Do you use the Facebook Like button on your website? If you are, you need to pay close attention to the latest ruling from the Court of Justice of the European Union (CJEU). Websites using the Facebook Like button transfer data to Facebook. As such, the owner of any website using it is now a joint data controller, of that information, with Facebook.
The ruling is in response to a request from the Oberlandesgericht Düsseldorf (Germany). It was seeking clarity in a case brought by Verbraucherzentrale NRW e.V, a German consumer protection association against Fashion ID, a German online clothing retailer.
Fashion ID uses the Facebook Like button on its website. Its implementation means that every visitor to the site has personal data transferred to Facebook Ireland. This transfer does NOT require the user to click the Like button. It also means that visitors are unaware of the transfer and have no opportunity to withdraw their consent.
As such, the court decided that: “Fashion ID can be considered to be a controller jointly with Facebook Ireland in respect of the operations involving the collection and disclosure by transmission to Facebook Ireland of the data at issue.”
In a response to the ruling Jack Gilbert, Associate General Counsel, Facebook said: “Website plugins are common and important features of the modern Internet. We welcome the clarity that today’s decision brings to both websites and providers of plugins and similar tools.
“We are carefully reviewing the court’s decision and will work closely with our partners to ensure they can continue to benefit from our social plugins and other business tools in full compliance with the law.”
German data authorities already issuing advice
The use of Like buttons is commonplace on websites. Many sites use them as part of their social media promotions. Visitors who like a product, offer or piece of content can use the Like button to let other people know it is interesting. In and of itself, there is nothing wrong with this. What is the issue is the transmission, without consent, of data.
Ian Innocent, Data Protection and Privacy Office, NTT Security provided the following analysis:
The most obvious consequence is that website owners would be required to conclude a joint controller agreement with third parties whose content they embed in their website. The German Data Protection Authorities provided a template in several weeks ago: https://www.baden-wuerttemberg.datenschutz.de/wp-content/uploads/2019/05/190521_Vertragsmuster-Art-26.docx
With regards to Facebook, LinkedIn, Twitter and all other social media platforms, NTT would have to conclude a similar agreement to the one Facebook provided here: https://www.facebook.com/legal/terms/page_controller_addendum%20
According to the German Data Supervisory Authority, where consent is required, a consent banner is a necessary item. The banner must fulfil the stipulated consent requirements. “Einwilligungs-Banner“ müssen eingesetzt werden, wenn tatsächlich eine Einwilligung des Nutzers nötig ist, also insbesondere Daten an Dritte weitergegeben werden oder Dritten die Möglichkeit eröffnet wird, Daten zu erheben. (“Consent banner” must be used if a user’s consent is actually required, ie in particular data is passed on to third parties or third parties are given the opportunity to collect data.)
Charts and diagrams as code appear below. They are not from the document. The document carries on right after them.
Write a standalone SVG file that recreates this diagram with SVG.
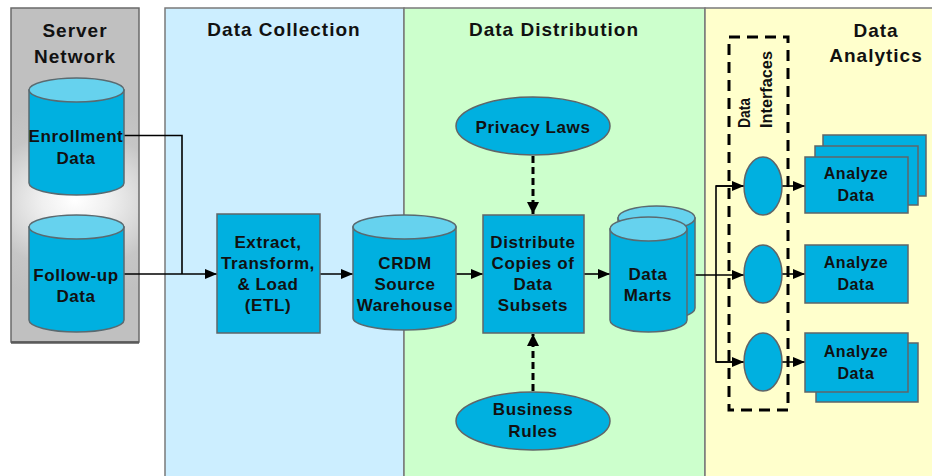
<svg xmlns="http://www.w3.org/2000/svg" width="932" height="476" viewBox="0 0 932 476">
<defs>
<radialGradient id="glow" gradientUnits="userSpaceOnUse" cx="75" cy="200" r="110" gradientTransform="translate(75 200) scale(1.2 0.9) translate(-75 -200)">
<stop offset="0" stop-color="#ffffff"/>
<stop offset="0.25" stop-color="#f0f0f0"/>
<stop offset="0.7" stop-color="#c6c6c6"/>
<stop offset="1" stop-color="#c0c0c0"/>
</radialGradient>
<marker id="arr" markerUnits="userSpaceOnUse" markerWidth="12" markerHeight="10" viewBox="0 0 12 10" refX="12" refY="5" orient="auto">
<path d="M0,0 L12,5 L0,10 Z" fill="#000"/>
</marker>
<marker id="arrD" markerUnits="userSpaceOnUse" markerWidth="12" markerHeight="12" viewBox="0 0 12 12" refX="12" refY="6" orient="auto">
<path d="M0,0 L12,6 L0,12 Z" fill="#000"/>
</marker>
</defs>
<style>
.panel{stroke:#7a7a7a;stroke-width:1.5}
.title{font-family:"Liberation Sans",Arial,sans-serif;font-weight:bold;font-size:19px;letter-spacing:1px;fill:#111;text-anchor:middle}
.lbl{font-family:"Liberation Sans",Arial,sans-serif;font-weight:bold;font-size:17px;letter-spacing:0.6px;fill:#111;text-anchor:middle}
.sm{font-family:"Liberation Sans",Arial,sans-serif;font-weight:bold;font-size:16px;letter-spacing:0.6px;fill:#111;text-anchor:middle}
.rot{font-family:"Liberation Sans",Arial,sans-serif;font-weight:bold;font-size:16px;fill:#111}
.body{fill:#00b0e0;stroke:#5a6a70;stroke-width:1.5}
.top{fill:#66d2ee;stroke:#5a6a70;stroke-width:1.5}
.box{fill:#00b0e0;stroke:#5f6568;stroke-width:1.5}
.line{fill:none;stroke:#000;stroke-width:1.6}
.dash{fill:none;stroke:#000;stroke-width:3;stroke-dasharray:7 4}
.frame{fill:none;stroke:#000;stroke-width:3;stroke-dasharray:11 7}
</style>

<g id="panels">
<rect x="165" y="8" width="239" height="472" fill="#cceeff" class="panel"/>
<rect x="404" y="8" width="301" height="472" fill="#ccffcc" class="panel"/>
<rect x="705" y="8" width="230" height="472" fill="#ffffcc" class="panel"/>
<text class="title" x="284" y="36">Data Collection</text>
<text class="title" x="554" y="36">Data Distribution</text>
<text class="title" x="876" y="37">Data</text>
<text class="title" x="876" y="62">Analytics</text>
</g>

<g id="server-network">
<rect x="11" y="8" width="128" height="334" fill="url(#glow)" stroke="#6a6a6a" stroke-width="1.5"/>
<line x1="11" y1="342.5" x2="139" y2="342.5" stroke="#5a5a5a" stroke-width="2.5"/>
<text class="title" x="75" y="37">Server</text>
<text class="title" x="75" y="63">Network</text>
</g>

<g id="connectors">
<polyline class="line" points="124,135.5 182,135.5 182,274"/>
<line class="line" x1="124" y1="274" x2="217" y2="274" marker-end="url(#arr)"/>
<line class="line" x1="320" y1="274" x2="353" y2="274" marker-end="url(#arr)"/>
<line class="line" x1="456" y1="274" x2="483" y2="274" marker-end="url(#arr)"/>
<line class="line" x1="584" y1="274" x2="610" y2="274" marker-end="url(#arr)"/>
<line class="dash" x1="533" y1="156" x2="533" y2="214" marker-end="url(#arrD)"/>
<line class="dash" x1="533" y1="391" x2="533" y2="334" marker-end="url(#arrD)"/>
<line class="line" x1="687" y1="275" x2="744" y2="275" marker-end="url(#arr)"/>
<polyline class="line" points="744,186 716,186 716,362 744,362"/>
<line class="line" x1="716" y1="186" x2="744" y2="186" marker-end="url(#arr)"/>
<line class="line" x1="716" y1="362" x2="744" y2="362" marker-end="url(#arr)"/>
<line class="line" x1="782" y1="186" x2="805" y2="186" marker-end="url(#arr)"/>
<line class="line" x1="782" y1="274" x2="805" y2="274" marker-end="url(#arr)"/>
<line class="line" x1="782" y1="362" x2="805" y2="362" marker-end="url(#arr)"/>
</g>

<g id="enrollment-data">
<path class="body" d="M29,90 L29,183 A47.5,12 0 0 0 124,183 L124,90 Z"/>
<ellipse class="top" cx="76.5" cy="90" rx="47.5" ry="12"/>
<text class="lbl" x="76" y="142">Enrollment</text>
<text class="lbl" x="76" y="164">Data</text>
</g>

<g id="follow-up-data">
<path class="body" d="M29,227 L29,320 A47.5,12 0 0 0 124,320 L124,227 Z"/>
<ellipse class="top" cx="76.5" cy="227" rx="47.5" ry="12"/>
<text class="lbl" x="76" y="281">Follow-up</text>
<text class="lbl" x="76" y="302">Data</text>
</g>

<g id="etl">
<rect class="box" x="217" y="214" width="103" height="119"/>
<text class="lbl" x="268" y="248">Extract,</text>
<text class="lbl" x="268" y="269">Transform,</text>
<text class="lbl" x="268" y="290">&amp; Load</text>
<text class="lbl" x="268" y="311">(ETL)</text>
</g>

<g id="crdm-warehouse">
<path class="body" d="M353,227 L353,318 A51.5,12 0 0 0 456,318 L456,227 Z"/>
<ellipse class="top" cx="404.5" cy="227" rx="51.5" ry="12"/>
<text class="lbl" x="405" y="269">CRDM</text>
<text class="lbl" x="405" y="290">Source</text>
<text class="lbl" x="405" y="311">Warehouse</text>
</g>

<g id="privacy-laws">
<ellipse class="box" cx="533" cy="126" rx="77" ry="29"/>
<text class="lbl" x="533" y="133">Privacy Laws</text>
</g>

<g id="distribute">
<rect class="box" x="483" y="215" width="101" height="118"/>
<text class="lbl" x="533" y="248">Distribute</text>
<text class="lbl" x="533" y="269">Copies of</text>
<text class="lbl" x="533" y="290">Data</text>
<text class="lbl" x="533" y="311">Subsets</text>
</g>

<g id="business-rules">
<ellipse class="box" cx="533" cy="421" rx="77" ry="29"/>
<text class="lbl" x="533" y="415">Business</text>
<text class="lbl" x="533" y="437">Rules</text>
</g>

<g id="data-marts">
<path class="body" d="M618,218 L618,308 A38.5,12 0 0 0 695,308 L695,218 Z"/>
<ellipse class="top" cx="656.5" cy="218" rx="38.5" ry="12"/>
<path class="body" d="M610,229 L610,320 A38.5,12 0 0 0 687,320 L687,229 Z"/>
<ellipse class="top" cx="648.5" cy="229" rx="38.5" ry="12"/>
<text class="lbl" x="648" y="280">Data</text>
<text class="lbl" x="648" y="301">Marts</text>
</g>

<g id="data-interfaces">
<rect class="frame" x="729" y="37" width="59" height="373"/>
<text class="rot" transform="translate(750 128) rotate(-90)" textLength="30" lengthAdjust="spacingAndGlyphs">Data</text>
<text class="rot" transform="translate(772 128) rotate(-90)" textLength="77" lengthAdjust="spacingAndGlyphs">Interfaces</text>
</g>

<g id="interface-1"><ellipse class="box" cx="763" cy="186" rx="19" ry="29"/></g>
<g id="interface-2"><ellipse class="box" cx="763" cy="274" rx="19" ry="29"/></g>
<g id="interface-3"><ellipse class="box" cx="763" cy="362" rx="19" ry="29"/></g>

<g id="analyze-1">
<rect class="box" x="823" y="135" width="103" height="61"/>
<rect class="box" x="815" y="146" width="103" height="59"/>
<rect class="box" x="805" y="157" width="103" height="56"/>
<text class="sm" x="856" y="179">Analyze</text>
<text class="sm" x="856" y="201">Data</text>
</g>

<g id="analyze-2">
<rect class="box" x="805" y="245" width="103" height="58"/>
<text class="sm" x="856" y="268">Analyze</text>
<text class="sm" x="856" y="290">Data</text>
</g>

<g id="analyze-3">
<rect class="box" x="816" y="343" width="102" height="59"/>
<rect class="box" x="805" y="333" width="103" height="59"/>
<text class="sm" x="856" y="357">Analyze</text>
<text class="sm" x="856" y="379">Data</text>
</g>
</svg>
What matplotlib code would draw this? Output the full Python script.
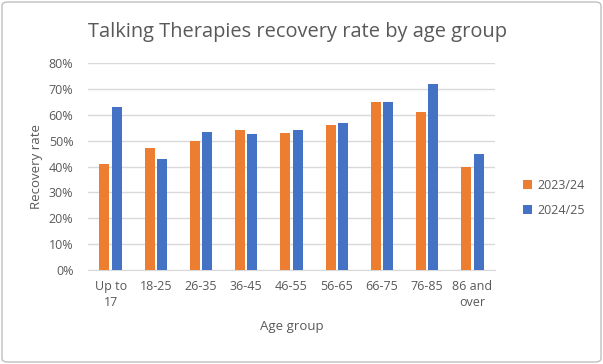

Website owners would also have to adapt their privacy policies to reflect their status as a joint controller with Facebook, LinkedIn etc. Additionally they would have to customise and adjust the information they provide when collecting consent for processing the personal data. If they fail to do so, they will not be collecting “informed consent”, potentially causing a multitude of legal and liability issues.
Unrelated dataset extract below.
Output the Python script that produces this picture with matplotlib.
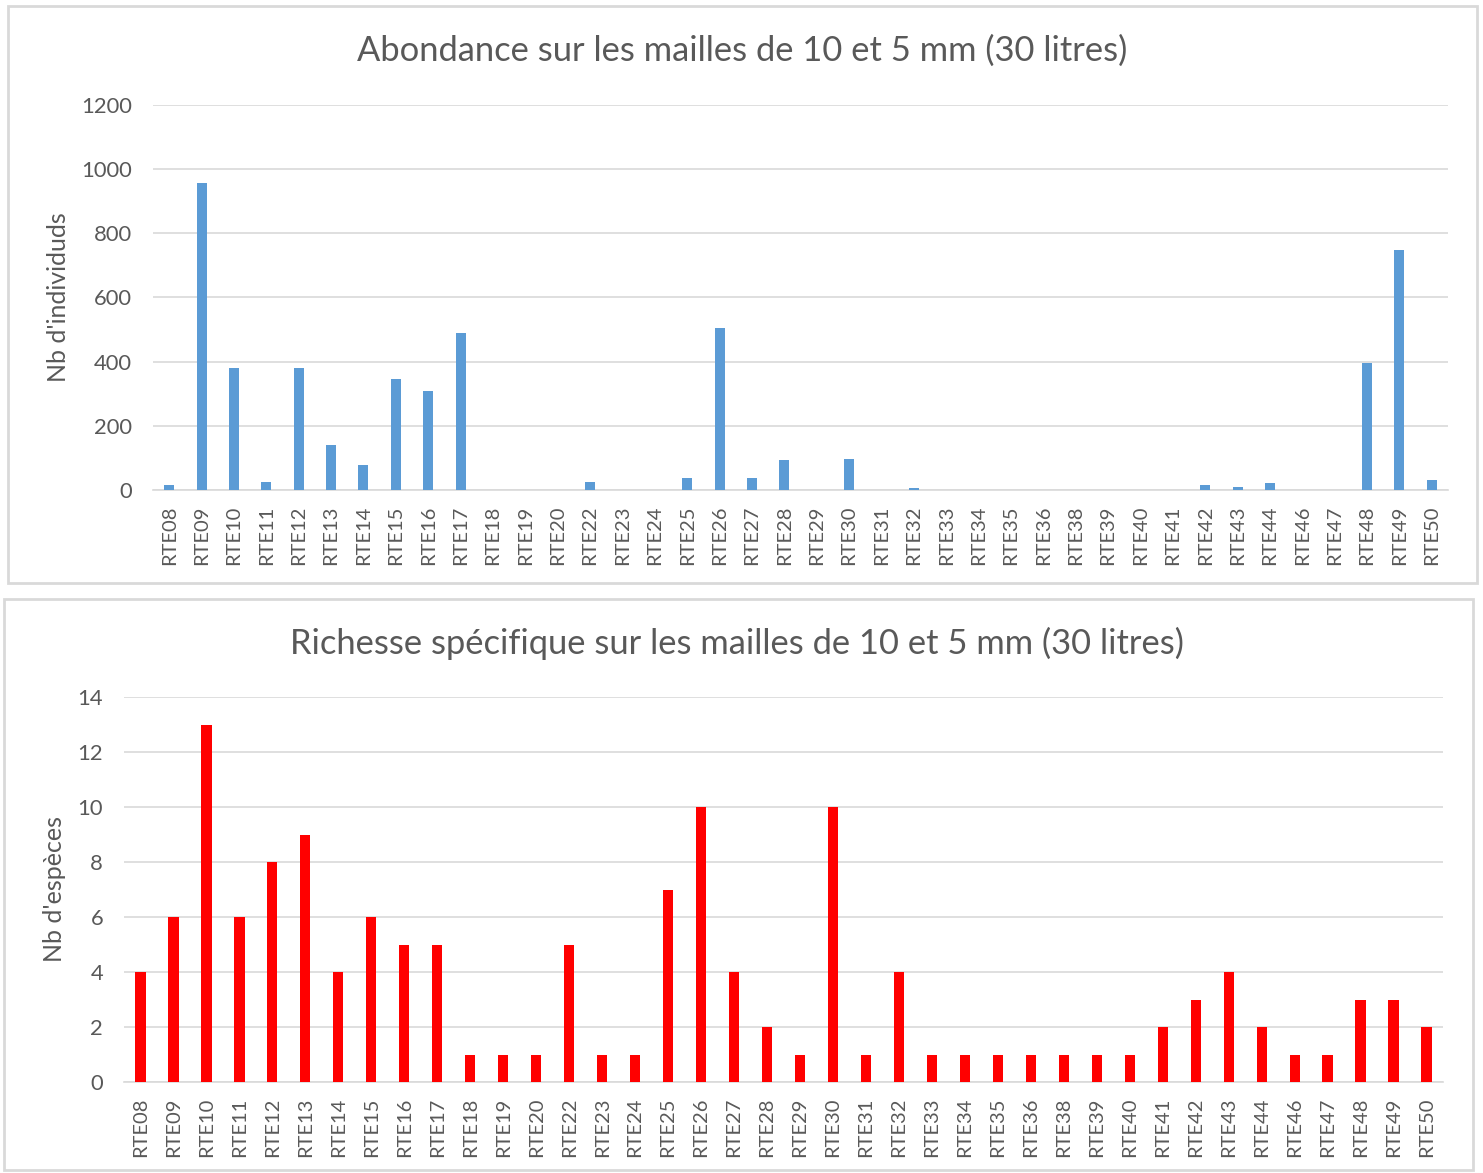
import numpy as np
import matplotlib.pyplot as plt
from matplotlib.patches import Rectangle

# stations (same for both charts)
stations = ['RTE08', 'RTE09', 'RTE10', 'RTE11', 'RTE12', 'RTE13', 'RTE14', 'RTE15',
            'RTE16', 'RTE17', 'RTE18', 'RTE19', 'RTE20', 'RTE22', 'RTE23', 'RTE24',
            'RTE25', 'RTE26', 'RTE27', 'RTE28', 'RTE29', 'RTE30', 'RTE31', 'RTE32',
            'RTE33', 'RTE34', 'RTE35', 'RTE36', 'RTE38', 'RTE39', 'RTE40', 'RTE41',
            'RTE42', 'RTE43', 'RTE44', 'RTE46', 'RTE47', 'RTE48', 'RTE49', 'RTE50']

# abondance (nb d'individus)
abondance = [17, 956, 381, 26, 381, 141, 78, 346, 309, 489,
             0, 0, 0, 26, 0, 0, 37, 505, 37, 93,
             0, 97, 0, 5, 0, 0, 0, 0, 0, 0,
             0, 0, 17, 9, 22, 0, 0, 397, 749, 30]

# richesse specifique (nb d'especes)
richesse = [4, 6, 13, 6, 8, 9, 4, 6, 5, 5,
            1, 1, 1, 5, 1, 1, 7, 10, 4, 2,
            1, 10, 1, 4, 1, 1, 1, 1, 1, 1,
            1, 2, 3, 4, 2, 1, 1, 3, 3, 2]

plt.rcParams['font.family'] = ['Lato', 'DejaVu Sans']

W, H = 1483, 1173
TXT = '#595959'
GRID = '#d9d9d9'

fig = plt.figure(figsize=(W / 100, H / 100), dpi=100)
fig.patch.set_facecolor('white')


def px_axes(left, top, right, bottom):
    return fig.add_axes([left / W, 1 - bottom / H, (right - left) / W, (bottom - top) / H])


def panel(x0, y0, x1, y1):
    fig.patches.append(Rectangle((x0 / W, 1 - y1 / H), (x1 - x0) / W, (y1 - y0) / H,
                                 transform=fig.transFigure, fill=False,
                                 edgecolor=GRID, linewidth=2))


def draw(ax, values, color, ymax, step, ylabel):
    x = np.arange(len(stations))
    ax.bar(x, values, width=0.31, color=color, zorder=3)
    ax.set_xlim(-0.5, len(stations) - 0.5)
    ax.set_ylim(0, ymax)
    ax.set_yticks(np.arange(0, ymax + 1, step))
    ax.set_xticks(x)
    ax.set_xticklabels(stations, rotation=90)
    ax.grid(axis='y', color=GRID, linewidth=1.2, zorder=0)
    for s in ['top', 'left', 'right']:
        ax.spines[s].set_visible(False)
    ax.spines['bottom'].set_color(GRID)
    ax.spines['bottom'].set_linewidth(1.2)
    ax.tick_params(axis='both', length=0, colors=TXT)
    ax.tick_params(axis='x', pad=11, labelsize=14.5)
    ax.tick_params(axis='y', pad=15, labelsize=15.8)
    ax.set_ylabel(ylabel, color=TXT, fontsize=18)


panel(8, 6, 1477, 583)
panel(4, 599, 1473, 1170)

ax1 = px_axes(153, 105, 1448, 490)
draw(ax1, abondance, '#5B9BD5', 1200, 200, "Nb d'individuds")
ax1.yaxis.set_label_coords((70 - 153) / (1448 - 153), 0.5)
fig.text(742 / W, 1 - 51 / H, 'Abondance sur les mailles de 10 et 5 mm (30 litres)',
         ha='center', va='center', color=TXT, fontsize=24.8)

ax2 = px_axes(124, 697, 1443, 1082)
draw(ax2, richesse, '#FF0000', 14, 2, "Nb d'espèces")
ax2.yaxis.set_label_coords((66 - 124) / (1443 - 124), 0.5)
fig.text(737 / W, 1 - 643 / H, 'Richesse spécifique sur les mailles de 10 et 5 mm (30 litres)',
         ha='center', va='center', color=TXT, fontsize=24.8)

plt.savefig('out.png', dpi=100, facecolor='white')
What does this mean for website owners?
The solution to the problem is going to cause work for many websites. It may also cause some to see a drop in visitor numbers. In addition, this is not just about Facebook. It will impact all plug-ins that they are using that interact with third party websites.
What can you do?
- Don’t collect data you don’t need. Check what plug-ins are collecting and record it.
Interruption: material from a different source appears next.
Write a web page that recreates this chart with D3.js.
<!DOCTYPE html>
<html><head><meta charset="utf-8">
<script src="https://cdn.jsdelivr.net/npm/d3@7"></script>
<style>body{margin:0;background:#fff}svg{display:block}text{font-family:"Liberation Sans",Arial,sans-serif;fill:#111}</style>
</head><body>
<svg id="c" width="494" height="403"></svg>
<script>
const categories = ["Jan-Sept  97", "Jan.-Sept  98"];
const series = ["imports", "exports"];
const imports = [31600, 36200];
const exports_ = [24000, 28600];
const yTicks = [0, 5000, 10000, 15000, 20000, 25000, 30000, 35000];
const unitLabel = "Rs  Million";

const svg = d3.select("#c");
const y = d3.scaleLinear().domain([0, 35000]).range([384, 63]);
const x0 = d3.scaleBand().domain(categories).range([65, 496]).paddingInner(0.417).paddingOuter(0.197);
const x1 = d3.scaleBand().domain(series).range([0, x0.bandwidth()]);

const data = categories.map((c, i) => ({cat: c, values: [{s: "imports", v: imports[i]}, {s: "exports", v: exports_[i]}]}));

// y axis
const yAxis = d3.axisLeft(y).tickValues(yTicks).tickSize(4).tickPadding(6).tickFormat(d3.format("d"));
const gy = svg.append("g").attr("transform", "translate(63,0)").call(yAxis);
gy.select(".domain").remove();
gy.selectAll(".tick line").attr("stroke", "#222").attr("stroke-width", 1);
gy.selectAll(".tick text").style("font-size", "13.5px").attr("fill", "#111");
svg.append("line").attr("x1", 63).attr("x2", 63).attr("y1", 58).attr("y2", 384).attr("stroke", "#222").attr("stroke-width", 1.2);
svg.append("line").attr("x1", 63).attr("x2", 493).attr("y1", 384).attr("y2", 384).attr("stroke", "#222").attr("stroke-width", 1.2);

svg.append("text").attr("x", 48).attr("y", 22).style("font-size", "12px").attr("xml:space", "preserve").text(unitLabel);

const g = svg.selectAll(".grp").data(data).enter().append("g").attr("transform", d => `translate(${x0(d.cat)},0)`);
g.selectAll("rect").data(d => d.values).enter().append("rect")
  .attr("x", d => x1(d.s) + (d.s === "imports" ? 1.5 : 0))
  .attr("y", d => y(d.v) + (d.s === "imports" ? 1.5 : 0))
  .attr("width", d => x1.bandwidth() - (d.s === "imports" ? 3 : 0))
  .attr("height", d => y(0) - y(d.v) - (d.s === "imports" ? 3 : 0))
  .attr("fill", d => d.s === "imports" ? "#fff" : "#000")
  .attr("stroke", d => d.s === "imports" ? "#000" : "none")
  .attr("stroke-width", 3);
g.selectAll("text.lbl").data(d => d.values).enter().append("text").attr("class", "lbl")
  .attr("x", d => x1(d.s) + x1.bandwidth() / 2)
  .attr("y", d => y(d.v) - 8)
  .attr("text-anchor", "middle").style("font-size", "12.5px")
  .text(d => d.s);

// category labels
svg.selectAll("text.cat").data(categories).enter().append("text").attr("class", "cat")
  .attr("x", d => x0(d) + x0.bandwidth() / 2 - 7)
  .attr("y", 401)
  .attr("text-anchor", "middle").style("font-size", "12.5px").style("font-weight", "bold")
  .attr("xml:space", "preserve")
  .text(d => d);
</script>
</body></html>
- Ensure that plug-ins do not automatically transfer data before the user has given consent. Do not implement a plug-in that sends data as soon as a visitor lands on the page.
- Provide a consent box for the visitor that details what information is being captured and where it is being sent. This creates another challenge for the website. If the visitor declines consent do you still want them to visit the website? This is already an issue with EU users visiting a number of US websites. A number of leading sites block EU visitors because they disagree with the use of consent as it limits their ability to gather data for marketing purposes.
- Update all privacy policies on the site.
- Ensure you can respond to any requests for data captured and transferred, a non-trivial task for a busy website.
As Innocent told us: “Don’t use platforms whose data processing activities are not transparent (As a joint controller you will be unable to plead ignorance of the Law and will not be able to shift blame for lack of knowledge onto the third party i.e. ignorance of the Law and/or vendor processing activities isn’t an excuse)”
Enterprise Times: What does this mean
This is more than just a simple clarification of the responsibilities of a website owner. If you are gathering and passing data to a third-party you MUST get consent. As Innocent says, ignorance of the law and the plug-in is no excuse.
There is also a warning here for developers. Many use plug-ins to save them time when it comes to writing code. These plug-ins come from libraries or from third-parties. Developers should check each plug-in to see if it gathers data. If so, they have to identify what data it collects. They also need to find out what is happening to that data. Before using the plug-in they must make sure that the website owner is aware of what is does and that includes any data protection issues.